A hash is a computed function that maps one object ("one" or "two" in your sample) to (in this case) an integer. This means that there may be multiple values that map to the same integer ( an integer has a finite number of permitted values while there may be an infinite number of inputs) . In this case "equals" must be able to tell these two apart. So your code example is correct, but there may be some other key that has the same hashcode (and will be put in the same bucket as "two")

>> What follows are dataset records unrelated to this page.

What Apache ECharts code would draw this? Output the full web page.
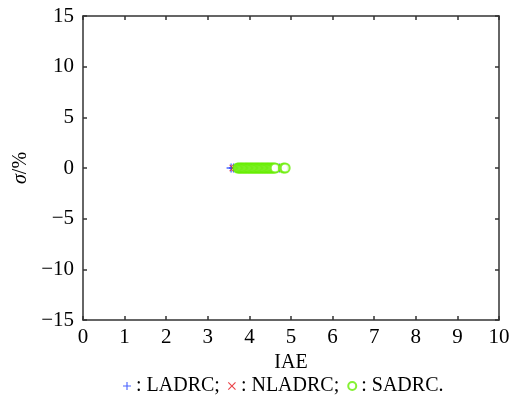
<!DOCTYPE html>
<html>
<head>
<meta charset="utf-8">
<script src="https://cdn.jsdelivr.net/npm/echarts@6/dist/echarts.min.js"></script>
<style>
  html, body {margin: 0; padding: 0; background: #fff;}
  #chart {width: 516px; height: 397px;}
</style>
</head>
<body>
<div id="chart"></div>
<script>
// IAE values per controller, sigma (%) is ~0 for all runs
const ladrcIAE = [3.56, 3.62, 3.7, 3.78, 3.85, 3.92, 4.0, 4.08, 4.15, 4.22, 4.3, 4.38, 4.45, 4.52, 4.6, 4.66, 4.72];
const ladrcSigma = [0, 0, 0, 0, 0, 0, 0, 0, 0, 0, 0, 0, 0, 0, 0, 0, 0];
const nladrcIAE = [3.6, 3.66, 3.74, 3.82, 3.9, 3.98, 4.06, 4.14, 4.22, 4.3, 4.38, 4.46, 4.54, 4.62, 4.67, 4.71];
const nladrcSigma = [0, 0, 0, 0, 0, 0, 0, 0, 0, 0, 0, 0, 0, 0, 0, 0];
const sadrcIAE = [3.72, 3.75, 3.78, 3.81, 3.84, 3.87, 3.9, 3.93, 3.96, 3.99, 4.02, 4.05, 4.08, 4.11, 4.14, 4.17,
  4.2, 4.23, 4.26, 4.29, 4.32, 4.35, 4.38, 4.41, 4.44, 4.47, 4.5, 4.53, 4.56, 4.59, 4.62, 4.82, 4.86];
const sadrcSigma = [0, 0, 0, 0, 0, 0, 0, 0, 0, 0, 0, 0, 0, 0, 0, 0,
  0, 0, 0, 0, 0, 0, 0, 0, 0, 0, 0, 0, 0, 0, 0, 0, 0];
const seriesNames = ['LADRC', 'NLADRC', 'SADRC'];

const font = 'Liberation Serif';
const axisColor = '#333';
const zip = (xs, ys) => xs.map((x, i) => [x, ys[i]]);
const minus = v => String(v).replace('-', '\u2212');

const plusPath = 'path://M4.3,0H5.7V4.3H10V5.7H5.7V10H4.3V5.7H0V4.3H4.3Z';
const crossPath = 'path://M1,0L5,4L9,0L10,1L6,5L10,9L9,10L5,6L1,10L0,9L4,5L0,1Z';

const chart = echarts.init(document.getElementById('chart'));
const baseAxis = {
    axisLine: {show: true, onZero: false, lineStyle: {color: axisColor, width: 1.5}},
    axisTick: {show: true, inside: true, length: 4, lineStyle: {color: axisColor, width: 1.5}},
    splitLine: {show: false},
};
chart.setOption({
    animation: false,
    textStyle: {fontFamily: font},
    grid: {left: 83, right: 17, top: 16, bottom: 77, containLabel: false, outerBoundsMode: 'none'},
    xAxis: [{
        ...baseAxis,
        type: 'value', min: 0, max: 10, interval: 1,
        name: 'IAE', nameLocation: 'middle', nameGap: 32,
        nameTextStyle: {fontFamily: font, fontSize: 20, color: '#000'},
        axisLabel: {fontFamily: font, fontSize: 21, color: '#000', margin: 7}
    }, {
        ...baseAxis,
        type: 'value', min: 0, max: 10, interval: 1, position: 'top',
        axisLabel: {show: false}
    }],
    yAxis: [{
        ...baseAxis,
        type: 'value', min: -15, max: 15, interval: 5,
        name: '{i|σ}/%', nameLocation: 'middle', nameGap: 51, nameRotate: 90,
        nameTextStyle: {
            fontFamily: font, fontSize: 20, color: '#000',
            rich: {i: {fontFamily: font, fontSize: 20, fontStyle: 'italic', color: '#000'}}
        },
        axisLabel: {fontFamily: font, fontSize: 21, color: '#000', margin: 9, formatter: minus}
    }, {
        ...baseAxis,
        type: 'value', min: -15, max: 15, interval: 5, position: 'right',
        axisLabel: {show: false}
    }],
    legend: {
        bottom: -4, left: 118,
        itemWidth: 8, itemHeight: 8, itemGap: 8,
        textStyle: {fontFamily: font, fontSize: 20, color: '#000'},
        formatter: name => ': ' + name + (name === 'SADRC' ? '.' : ';'),
        data: seriesNames
    },
    series: [{
        name: seriesNames[0], type: 'scatter',
        symbol: plusPath, symbolSize: 9,
        itemStyle: {color: '#1d3cff'},
        data: zip(ladrcIAE, ladrcSigma)
    }, {
        name: seriesNames[1], type: 'scatter',
        symbol: crossPath, symbolSize: 7,
        itemStyle: {color: '#e5141c'},
        data: zip(nladrcIAE, nladrcSigma)
    }, {
        name: seriesNames[2], type: 'scatter',
        symbol: 'emptyCircle', symbolSize: 9,
        itemStyle: {color: '#66ee00', borderColor: '#66ee00', borderWidth: 1.5},
        data: zip(sadrcIAE, sadrcSigma)
    }]
});
</script>
</body>
</html>
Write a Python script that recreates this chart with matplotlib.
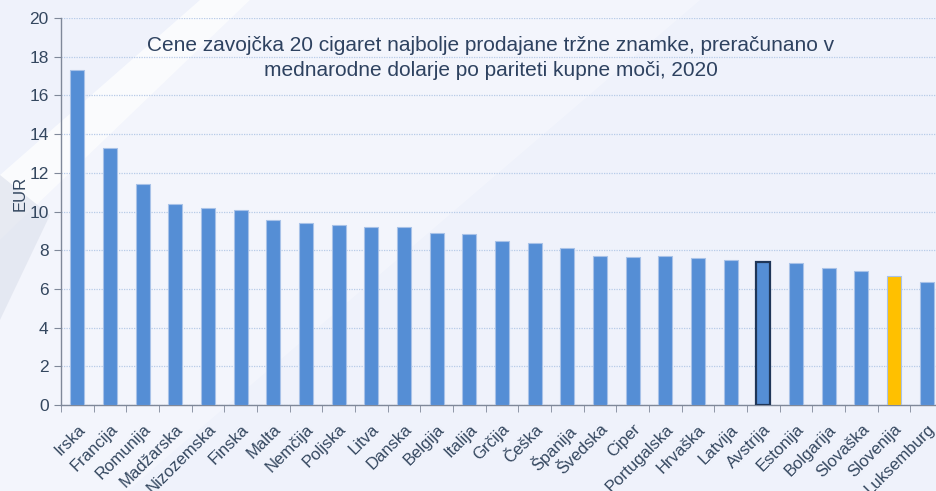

Warning: there are contradictory definitions of "open hashing" in common usage:
Quoting from http://www.c2.com/cgi/wiki?HashTable cited in another answer:
Caution: some people use the term
"open hashing" to mean what I've
called "closed hashing" here! The
usage here is in accordance with that
in TheArtOfComputerProgramming and
IntroductionToAlgorithms, both of
which are recommended references if
you want to know more about hash
tables.
For example, the above page defines "open hashing" as follows:
There are two main strategies. Open
hashing, also called open addressing,
says: when the table entry you need
for a new key/value pair is already
occupied, find another unused entry
somehow and put it there. Closed
hashing says: each entry in the table
is a secondary data structure (usually
a linked list, but there are other
possibilities) containing the actual
data, and this data structure can be
extended without limit.
By contrast, the definition supplied by Wikipedia is:
In the strategy known as separate
chaining, direct chaining, or simply
chaining, each slot of the bucket
array is a pointer to a linked list
that contains the key-value pairs that
hashed to the same location. Lookup
requires scanning the list for an
entry with the given key. Insertion
requires appending a new entry record
to either end of the list in the
hashed slot. Deletion requires
searching the list and removing the
element. (The technique is also called
open hashing or closed addressing,
which should not be confused with
'open addressing' or 'closed
hashing'.)
If so-called "experts" cannot agree what the term "open hashing" means, it is best to avoid using it.